- _Goal of the exercise_
Comb the records below for the string "page" and copy each line where it turns up.

Rows from a dataset of charts and code:
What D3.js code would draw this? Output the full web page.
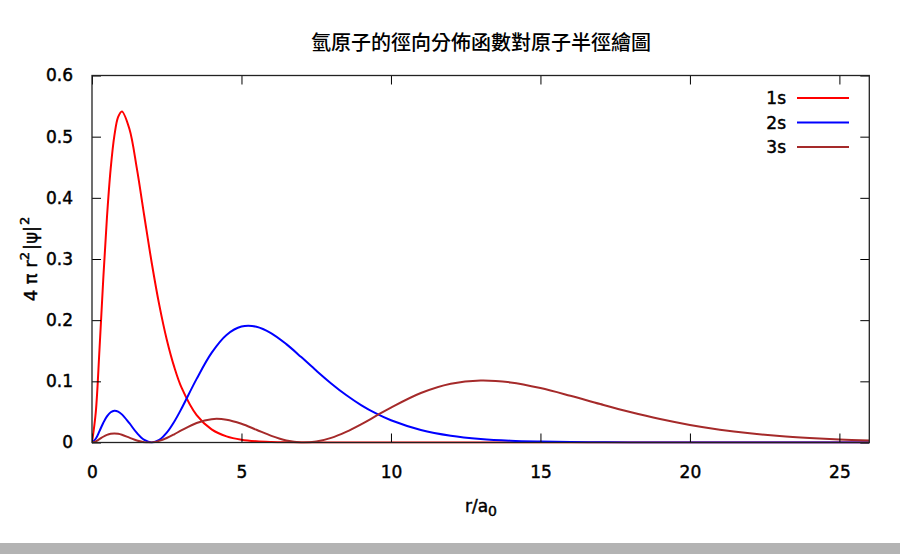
<!DOCTYPE html>
<html><head><meta charset="utf-8">
<script src="https://cdn.jsdelivr.net/npm/d3@7"></script>
<style>body{margin:0;background:#fff;}svg{display:block;}</style>
</head><body>
<div id="chart"></div>
<script>
// r / a0 sample positions
const radii = [0,0.125,0.25,0.375,0.5,0.625,0.75,0.875,1,1.25,1.5,1.75,2,2.25,2.5,2.75,3,3.5,4,4.5,5,5.5,6,6.5,7,7.5,8,8.5,9,9.5,10,11,12,13,14,15,16,17,18,19,20,21,22,23,24,25,26];
const p1s = [0,0.0487,0.1516,0.2657,0.3679,0.4477,0.5020,0.5322,0.5413,0.5130,0.4481,0.3699,0.2931,0.2250,0.1684,0.1236,0.0892,0.0447,0.0215,0.0100,0.0045,0.0020,0.0009,0.0004,0.0002,0.0001,0.00003,0,0,0,0,0,0,0,0,0,0,0,0,0,0,0,0,0,0,0,0];
const p2s = [0,0.0061,0.0186,0.0319,0.0427,0.0494,0.0519,0.0505,0.0460,0.0315,0.0157,0.0042,0,0.0042,0.0160,0.0340,0.0560,0.1040,0.1465,0.1758,0.1895,0.1893,0.1785,0.1608,0.1396,0.1176,0.0966,0.0776,0.0612,0.0475,0.0363,0.0205,0.0111,0.0058,0.0029,0.0015,0.0007,0.0003,0.0002,0.0001,0.00003,0.00001,0,0,0,0,0];
const p3s = [0,0.0018,0.0055,0.0094,0.0125,0.0143,0.0148,0.0142,0.0126,0.0080,0.0034,0.0005,0.0002,0.0026,0.0073,0.0134,0.0201,0.0319,0.0382,0.0373,0.0306,0.0208,0.0109,0.0034,0.0001,0.0016,0.0076,0.0174,0.0297,0.0434,0.0571,0.0810,0.0962,0.1014,0.0982,0.0890,0.0764,0.0628,0.0498,0.0383,0.0287,0.0210,0.0151,0.0106,0.0074,0.0050,0.0034];
const seriesNames = ["1s","2s","3s"];
const seriesColors = ["#ff0000","#0000ff","#a52a2a"];
const xTicks = [0,5,10,15,20,25];
const yTicks = [0,0.1,0.2,0.3,0.4,0.5,0.6];
const titleText = "氫原子的徑向分佈函數對原子半徑繪圖";

const W = 900, H = 554;
const m = {left:92, right:900-869.3, top:75.5, bottom:554-442.5};
const svg = d3.select("#chart").append("svg").attr("width",W).attr("height",H);
const x = d3.scaleLinear().domain([0,26]).range([m.left, W-m.right]);
const y = d3.scaleLinear().domain([0,0.6]).range([H-m.bottom, m.top]);
const font = "'DejaVu Sans', Verdana, sans-serif";
const heavy = s => s.attr("stroke","#000").attr("stroke-width",0.45).attr("paint-order","stroke");

// bottom gray band
svg.append("rect").attr("x",0).attr("y",543).attr("width",W).attr("height",11).attr("fill","#b3b3b3");

// title
svg.append("text").attr("x",481).attr("y",50).attr("text-anchor","middle")
  .attr("font-family","'Noto Sans CJK TC', sans-serif").attr("font-size",20).attr("font-weight",500).attr("fill","#000")
  .text(titleText);

// curves
const data = [p1s,p2s,p3s];
const line = d3.line().x(d=>x(d[0])).y(d=>y(d[1])).curve(d3.curveCatmullRom.alpha(0.5));
svg.append("clipPath").attr("id","clip").append("rect")
  .attr("x",m.left).attr("y",m.top-2).attr("width",x(26)-m.left).attr("height",y(0)-m.top+3);
data.forEach((vals,i)=>{
  const pts = radii.map((r,j)=>[r,vals[j]]);
  svg.append("path").attr("d",line(pts)).attr("fill","none")
    .attr("stroke",seriesColors[i]).attr("stroke-width",2).attr("clip-path","url(#clip)");
});

// axes with inward ticks (mirrored)
const tl = 9;
const gB = svg.append("g").attr("transform",`translate(0,${y(0)})`)
  .call(d3.axisBottom(x).tickValues(xTicks).tickSize(-tl).tickPadding(tl+14).tickFormat(d3.format("d")));
const gT = svg.append("g").attr("transform",`translate(0,${y(0.6)})`)
  .call(d3.axisTop(x).tickValues(xTicks).tickSize(-tl).tickFormat(""));
const gL = svg.append("g").attr("transform",`translate(${x(0)},0)`)
  .call(d3.axisLeft(y).tickValues(yTicks).tickSize(-tl).tickPadding(tl+10).tickFormat(d=>d===0?"0":d3.format(".1f")(d)));
const gR = svg.append("g").attr("transform",`translate(${x(26)},0)`)
  .call(d3.axisRight(y).tickValues(yTicks).tickSize(-tl).tickFormat(""));
[gB,gT,gL,gR].forEach(g=>{
  g.select(".domain").remove();
  g.selectAll(".tick line").attr("stroke","#000").attr("stroke-width",1);
  g.selectAll("text").attr("font-family",font).attr("font-size",17).attr("fill","#000").call(heavy);
});
svg.append("rect").attr("x",x(0)).attr("y",y(0.6)).attr("width",x(26)-x(0)).attr("height",y(0)-y(0.6))
  .attr("fill","none").attr("stroke","#222").attr("stroke-width",1.3);

// axis titles
svg.append("text").attr("x",481).attr("y",512).attr("text-anchor","middle")
  .attr("font-family",font).attr("font-size",17).attr("fill","#000").call(heavy)
  .call(t=>{t.append("tspan").text("r/a");t.append("tspan").attr("dy",4).attr("font-size",14).text("0");});
const yl = svg.append("text").attr("transform","translate(37,259) rotate(-90)").attr("text-anchor","middle")
  .attr("font-family",font).attr("font-size",18).attr("fill","#000").call(heavy);
yl.append("tspan").text("4 π r");
yl.append("tspan").attr("dy",-8).attr("font-size",13).text("2");
yl.append("tspan").attr("dy",8).attr("dx",2).text("|ψ|");
yl.append("tspan").attr("dy",-8).attr("dx",1).attr("font-size",13).text("2");

// legend
seriesNames.forEach((n,i)=>{
  const yy = 98 + i*24.5;
  svg.append("text").attr("x",786).attr("y",yy+6).attr("text-anchor","end")
    .attr("font-family",font).attr("font-size",17).attr("fill","#000").call(heavy).text(n);
  svg.append("line").attr("x1",797).attr("x2",849).attr("y1",yy).attr("y2",yy)
    .attr("stroke",seriesColors[i]).attr("stroke-width",2);
});
</script>
</body></html>
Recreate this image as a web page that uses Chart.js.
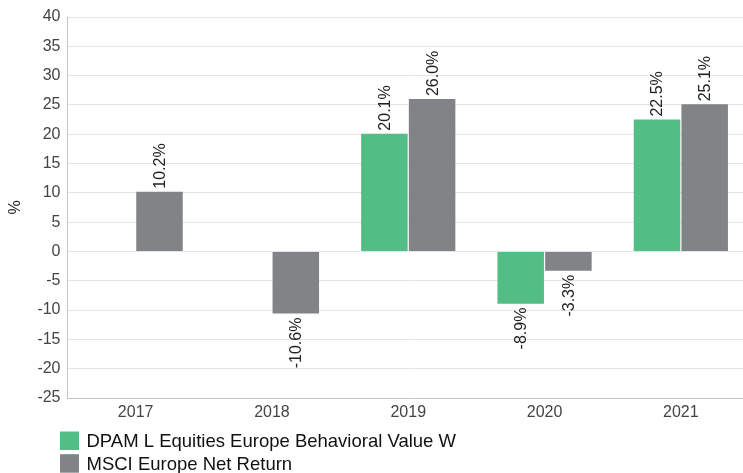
<!DOCTYPE html>
<html>
<head>
<meta charset="utf-8">
<script src="https://cdn.jsdelivr.net/npm/chart.js@4/dist/chart.umd.min.js"></script>
<style>
  html, body { margin: 0; padding: 0; overflow: hidden; background: #fff; }
  #wrap { position: relative; width: 749px; height: 473px; }
</style>
</head>
<body>
<div id="wrap"><canvas id="c"></canvas></div>
<script>
const categories = ['2017', '2018', '2019', '2020', '2021'];
const fundLabel = 'DPAM L Equities Europe Behavioral Value W';
const indexLabel = 'MSCI Europe Net Return';
const fundValues = [null, null, 20.1, -8.9, 22.5];
const indexValues = [10.2, -10.6, 26.0, -3.3, 25.1];
const yTicks = [40, 35, 30, 25, 20, 15, 10, 5, 0, -5, -10, -15, -20, -25];

const GREEN = '#52bd84';
const GRAY = '#828387';
const FONT = '"Liberation Sans", Arial, sans-serif';

const valueLabels = {
  id: 'valueLabels',
  afterDatasetsDraw(chart) {
    const ctx = chart.ctx;
    ctx.save();
    ctx.font = '16px ' + FONT;
    ctx.fillStyle = '#222';
    ctx.textBaseline = 'middle';
    chart.data.datasets.forEach((ds, di) => {
      const meta = chart.getDatasetMeta(di);
      meta.data.forEach((bar, i) => {
        const v = ds.data[i];
        if (v === null || v === undefined) return;
        const txt = v.toFixed(1) + '%';
        ctx.save();
        if (v >= 0) {
          ctx.translate(bar.x + 1, bar.y - 3);
          ctx.rotate(-Math.PI / 2);
          ctx.textAlign = 'left';
        } else {
          ctx.translate(bar.x + 1, bar.y + 4);
          ctx.rotate(-Math.PI / 2);
          ctx.textAlign = 'right';
        }
        ctx.fillText(txt, 0, 0);
        ctx.restore();
      });
    });
    ctx.restore();
  }
};

const customLegend = {
  id: 'customLegend',
  afterDraw(chart) {
    const ctx = chart.ctx;
    ctx.save();
    ctx.font = '18.5px ' + FONT;
    ctx.textBaseline = 'middle';
    ctx.textAlign = 'left';
    chart.data.datasets.forEach((ds, i) => {
      const y = 431.5 + i * 22.7;
      ctx.fillStyle = ds.backgroundColor;
      ctx.fillRect(60, y, 19, 18.5);
      ctx.fillStyle = '#111';
      ctx.fillText(ds.label, 86.5, y + 10.5);
    });
    ctx.restore();
  }
};

new Chart(document.getElementById('c'), {
  type: 'bar',
  data: {
    labels: categories,
    datasets: [
      { label: fundLabel, data: fundValues, backgroundColor: GREEN, borderWidth: 0 },
      { label: indexLabel, data: indexValues, backgroundColor: GRAY, borderWidth: 0 }
    ]
  },
  options: {
    responsive: true,
    maintainAspectRatio: false,
    animation: false,
    devicePixelRatio: 1,
    layout: { padding: { top: 17, right: 0, bottom: 45, left: 0 } },
    datasets: { bar: { categoryPercentage: 0.7, barPercentage: 0.975 } },
    plugins: {
      legend: { display: false },
      tooltip: { enabled: false }
    },
    scales: {
      x: {
        grid: { display: false, drawTicks: false },
        border: { display: true, color: '#c4c4c4', width: 1 },
        ticks: { color: '#444', font: { family: FONT, size: 16 }, padding: 5 },
        afterFit(scale) { scale.height = 30; }
      },
      y: {
        min: -25,
        max: 40,
        afterBuildTicks(scale) { scale.ticks = yTicks.map(v => ({ value: v })); },
        grid: { color: '#e4e4e4', drawTicks: false },
        border: { display: true, color: '#c4c4c4', width: 1 },
        ticks: { color: '#444', font: { family: FONT, size: 16 }, padding: 7 },
        title: { display: true, text: '%', color: '#222', font: { family: FONT, size: 16 }, padding: { top: 6, bottom: 0 } },
        afterFit(scale) { scale.width = 67.5; }
      }
    }
  },
  plugins: [valueLabels, customLegend]
});
</script>
</body>
</html>
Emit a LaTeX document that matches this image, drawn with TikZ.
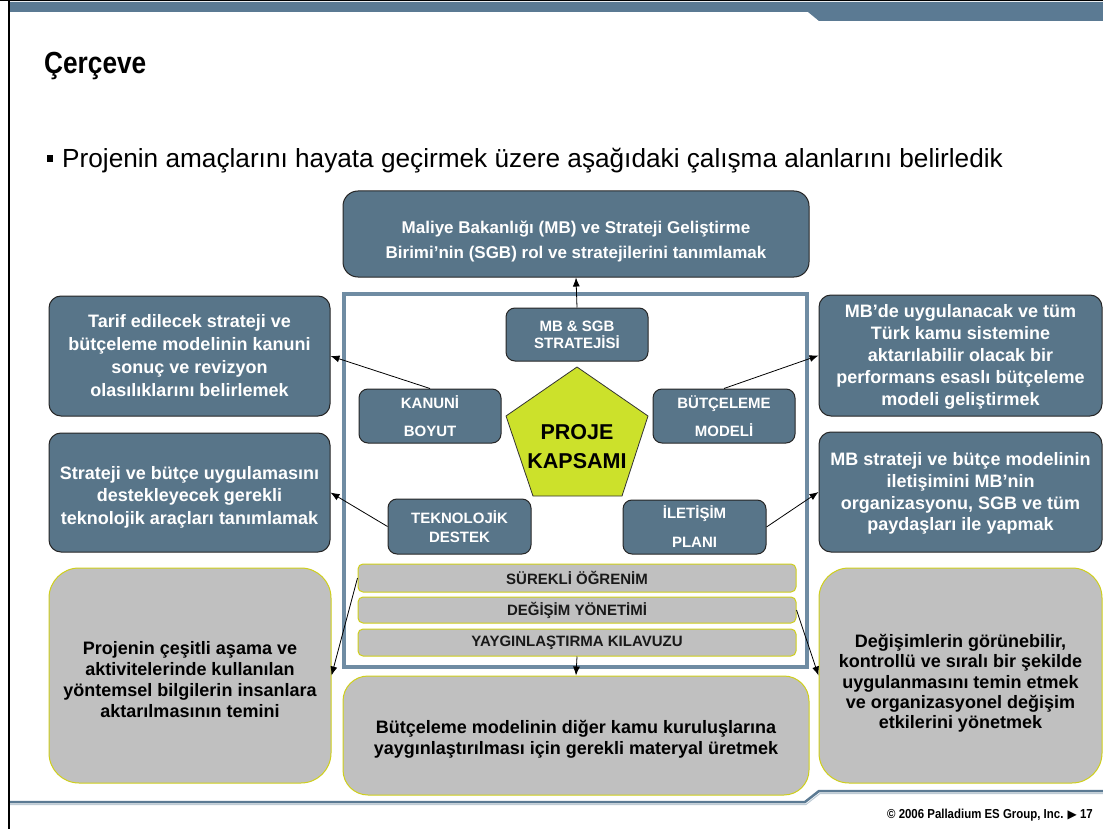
\documentclass[tikz,border=0pt]{standalone}
\usepackage{fontspec}
\setmainfont{Liberation Sans}
\newfontfamily\dejavu{DejaVu Sans}
\newfontfamily\narrowfont[FakeStretch=0.88]{Liberation Sans}
\newfontfamily\titlefont[FakeStretch=0.86]{Liberation Sans}
\usetikzlibrary{arrows.meta}
\definecolor{slate}{HTML}{587589}
\definecolor{barblue}{HTML}{5B7A93}
\definecolor{frameblue}{HTML}{6F8CA3}
\definecolor{lgray}{HTML}{C0C0C0}
\definecolor{yborder}{HTML}{CFCF1A}
\definecolor{pent}{HTML}{CCE12B}
\newcommand\lift[1]{\rule{0pt}{#1}}
\begin{document}
\begin{tikzpicture}[x=1pt,y=-1pt,
  darkbox/.style={draw=black!85, line width=1pt, fill=slate, rounded corners=12pt, text=white, align=center, inner sep=0pt},
  smallbox/.style={darkbox, rounded corners=9pt, minimum width=142pt},
  graybox/.style={draw=yborder, line width=1pt, fill=lgray, rounded corners=30pt, text=black, align=center, inner sep=0pt},
  barbox/.style={draw=yborder, line width=1pt, fill=lgray, rounded corners=5pt, text=black!90, align=center, inner sep=0pt, minimum width=438pt, font=\bfseries\fontsize{15}{17}\selectfont},
  link/.style={line width=0.8pt, -{Latex[length=9pt,width=7pt]}},
  sidefont/.style={font=\bfseries\fontsize{18}{#1}\selectfont}
]
\useasboundingbox (0,0) rectangle (1103,829);
\fill[white] (0,0) rectangle (1103,829);

% page decoration
\fill[barblue] (10,2) -- (1103,2) -- (1103,21) -- (819,21) -- (808,12) -- (10,12) -- cycle;
\draw[black, line width=1pt] (0,0.8) -- (1103,0.8);
\draw[black, line width=2pt] (9,0) -- (9,829);
\draw[barblue, line width=2.5pt] (10,802) -- (805,802) -- (819,791) -- (1103,791);
\draw[barblue!40, line width=1pt] (10,804.5) -- (806,804.5) -- (820,793.5) -- (1103,793.5);

% titles
\node[anchor=base west, font=\titlefont\bfseries\fontsize{30.5}{33}\selectfont, inner sep=0pt] (title) at (44,74) {Çerçeve};
\fill (47,155) rectangle (53,162);
\node[anchor=base west, font=\fontsize{26.2}{30}\selectfont, inner sep=0pt] (lead) at (62,168) {Projenin amaçlarını hayata geçirmek üzere aşağıdaki çalışma alanlarını belirledik};
\node[anchor=base east, font=\narrowfont\bfseries\fontsize{13}{15}\selectfont, inner sep=0pt] (foot) at (1093,818) {© 2006 Palladium ES Group, Inc. {\dejavu\fontsize{12}{12}\selectfont ▶} 17};

% outer boxes
\node[darkbox, rounded corners=15pt, minimum width=466pt, minimum height=86pt, font=\bfseries\fontsize{17}{25}\selectfont] (top) at (576,234)
  {\lift{27pt}Maliye Bakanlığı (MB) ve Strateji Geliştirme\\Birimi’nin (SGB) rol ve stratejilerini tanımlamak};
\node[darkbox, minimum width=281pt, minimum height=120pt, sidefont=23] (lt) at (189.5,356)
  {Tarif edilecek strateji ve\\bütçeleme modelinin kanuni\\sonuç ve revizyon\\olasılıklarını belirlemek};
\node[darkbox, minimum width=281pt, minimum height=119pt, sidefont=22.5] (lm) at (189.5,492.5)
  {\lift{22pt}Strateji ve bütçe uygulamasını\\destekleyecek gerekli\\teknolojik araçları tanımlamak};
\node[darkbox, minimum width=283pt, minimum height=121pt, sidefont=21.8] (rt) at (960.5,355.5)
  {\lift{16pt}MB’de uygulanacak ve tüm\\Türk kamu sistemine\\aktarılabilir olacak bir\\performans esaslı bütçeleme\\modeli geliştirmek};
\node[darkbox, minimum width=283pt, minimum height=120pt, sidefont=21.8] (rm) at (960.5,492)
  {\lift{16pt}MB strateji ve bütçe modelinin\\iletişimini MB’nin\\organizasyonu, SGB ve tüm\\paydaşları ile yapmak};
\node[graybox, minimum width=282pt, minimum height=215pt, sidefont=20.8] (lb) at (190,675.5)
  {\lift{21pt}Projenin çeşitli aşama ve\\aktivitelerinde kullanılan\\yöntemsel bilgilerin insanlara\\aktarılmasının temini};
\node[graybox, minimum width=283pt, minimum height=215pt, sidefont=20.3] (rb) at (960.5,675.5)
  {\lift{29pt}Değişimlerin görünebilir,\\kontrollü ve sıralı bir şekilde\\uygulanmasını temin etmek\\ve organizasyonel değişim\\etkilerini yönetmek};
\node[graybox, rounded corners=25pt, minimum width=466pt, minimum height=119pt, sidefont=21.5] (bm) at (576,735.5)
  {\lift{21pt}Bütçeleme modelinin diğer kamu kuruluşlarına\\yaygınlaştırılması için gerekli materyal üretmek};

% inner frame
\draw[frameblue, line width=3.5pt] (344,294) rectangle (807,667);

% inner boxes
\node[smallbox, minimum height=53pt, font=\bfseries\fontsize{15}{17}\selectfont] (mbs) at (577,334.5) {MB \& SGB\\STRATEJİSİ};
\node[smallbox, minimum height=54pt, font=\bfseries\fontsize{15}{28}\selectfont] (kan) at (430,416) {KANUNİ\\BOYUT};
\node[smallbox, minimum height=54pt, font=\bfseries\fontsize{15}{28}\selectfont] (but) at (724,416) {BÜTÇELEME\\MODELİ};
\node[smallbox, minimum width=143pt, minimum height=55pt, font=\bfseries\fontsize{15}{19}\selectfont] (tek) at (459.5,526.5) {TEKNOLOJİK\\DESTEK};
\node[smallbox, minimum width=143pt, minimum height=54pt, font=\bfseries\fontsize{15}{29}\selectfont] (ile) at (694.5,527) {İLETİŞİM\\PLANI};

% pentagon
\coordinate (p1) at (577,367);
\coordinate (p2) at (648,416);
\coordinate (p3) at (622,496);
\coordinate (p4) at (533,496);
\coordinate (p5) at (506,416);
\draw[fill=pent, draw=black!80, line width=0.8pt] (p1) -- (p2) -- (p3) -- (p4) -- (p5) -- cycle;
\node[align=center, font=\bfseries\fontsize{21.5}{29}\selectfont, inner sep=0pt] (pk) at (577,447) {PROJE\\KAPSAMI};

% bars
\node[barbox, minimum height=28pt] (b1) at (577,578) {SÜREKLİ ÖĞRENİM};
\node[barbox, minimum height=26pt] (b2) at (577,610) {DEĞİŞİM YÖNETİMİ};
\node[barbox, minimum height=27pt] (b3) at (577,642.5) {YAYGINLAŞTIRMA KILAVUZU};

% connectors
\draw[link] (mbs.north) -- (top.south);
\draw[link] (kan.north) -- (lt.east);
\draw[link] (tek.west) -- (lm.east);
\draw[link] (but.north) -- (rt.west);
\draw[link] (ile.east) -- (rm.west);
\draw[link] (b1.west) -- (lb.east);
\draw[link] (b2.east) -- (rb.west);
\draw[link] (b3.south) -- (bm.north);
\end{tikzpicture}
\end{document}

- _Response for this exercise_
What D3.js code would draw this? Output the full web page.
Recreate this image as a web page that uses Chart.js.
% page decoration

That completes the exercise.